Open mike2194 opened 2 years ago
Typically prometheus exporters export a metric to determine if scrapes work or fail. In this case it is pg_up
which will be 1 for success or 0 for failure.
From your description it sounds like you are running the postgres_exporter using credentials created in postgres by vault and these credentials may have a limited lifetime. I'm a bit confused about what you are trying to achieve with the healthcheck though. Are you trying to have kubernetes restart the pod when the login fails? It sounds like there may already some custom work to inject the credentials into the exporter pod from vault. If there is, I would suggest adding a health check through those modifications. Kubernetes health checks can execute scripts which can load the metrics and determine if the pg_up
metric has the desired value.
In terms of implementing a health check in the exporter itself, I would be hesitant as there are many scenarios to account for and it could be hard for users to configure the health check to work in the way they would expect. For example, the exporter supports querying many postgres instances and there may be an issue with only one connection.

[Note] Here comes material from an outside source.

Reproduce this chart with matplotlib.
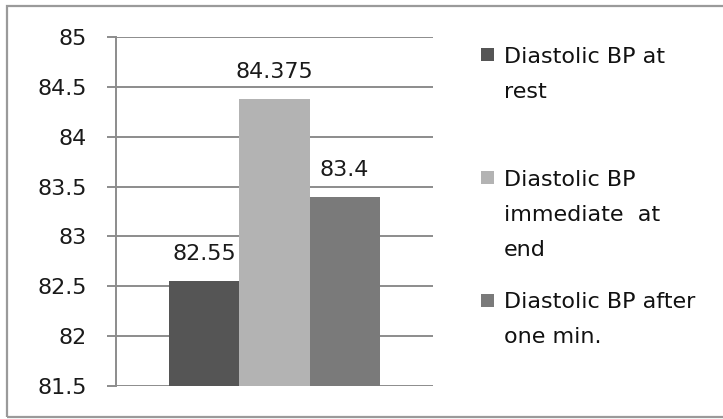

the issue is that DATA_SOURCE_PASS_FILE (or USER_FILE) content is not read on change, leaving the old credentials active and resulting in failed queries (permission denied). vault injects secrets by mounting a volume. i assume the connection to the database is left open, however, preventing postgres_exporter from realizing creds are (now) invalid. I believe this can be worked around, if postgres_exporter handled an interrupt signal.
please correct me if i'm wrong about any above assumptions related to how exporter (and by extension golang) handles credential info.

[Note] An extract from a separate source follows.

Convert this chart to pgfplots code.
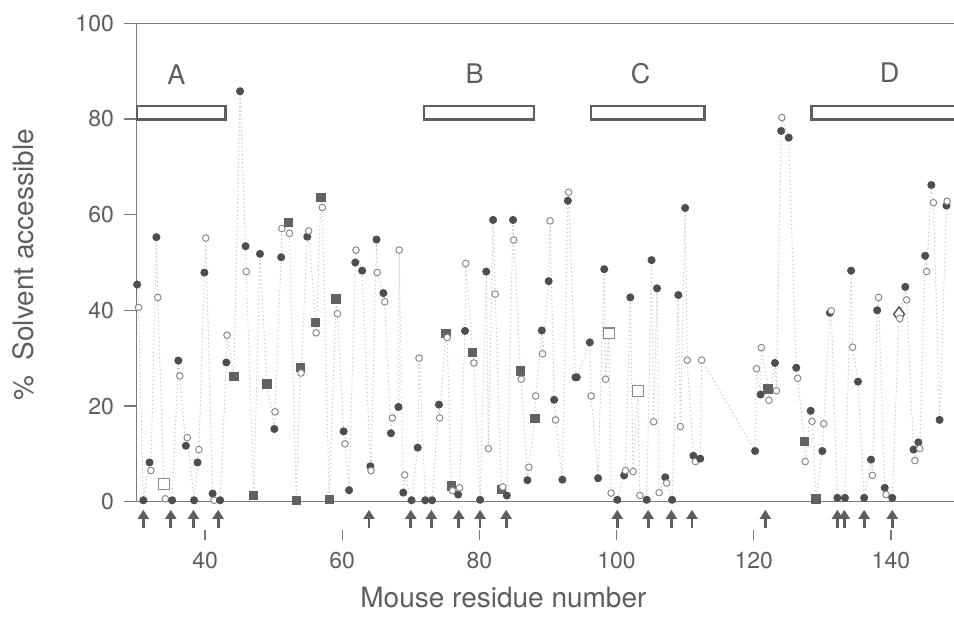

thus, i'm suggesting 2 possible solutions:
Having an optional liveness check would be ideal, could be a flag in the helm chart. As we are hitting this same issue.
Can we get an update on this? Exporter only does one check for valid creds at the start of operation, then just logs errors without taking any preventative action like crashing or reporting status on a liveness port as described above.
Rotating credentials is an critical feature that should not be overlooked for edge cases like "connecting to many databases". I should be able to connect to one database and have an external way to be notified that the one connection is unavailable.
~On the topic, env variables are in a limited way to provide credentials. If we could read from a volume mount with hot reload, then rotating credentials is possible without crashing. I will take crashing the pod to remedy this issue though.~
These env variables direct access to files. This may be useful if they continuously re-read the contents.
DATA_SOURCE_URI_FILE
DATA_SOURCE_USER_FILE
DATA_SOURCE_PASS_FILE
Proposal
Respond to clients with non-200 at root path ("/", or "/healthz") when errors are returned from database due to login.
Background
Postgres_exporter doesn't really have a healthcheck path to be used in liveness,readiness checks; simply the fact that the webserver is running is good enough for readiness, but not liveness.
Use Case
For users incorporating Vault for database authentication, credentials may be revoked at any time. When this happens, or if credentials are renewed, the postgres_exporter currently has no way of indicating this to clients.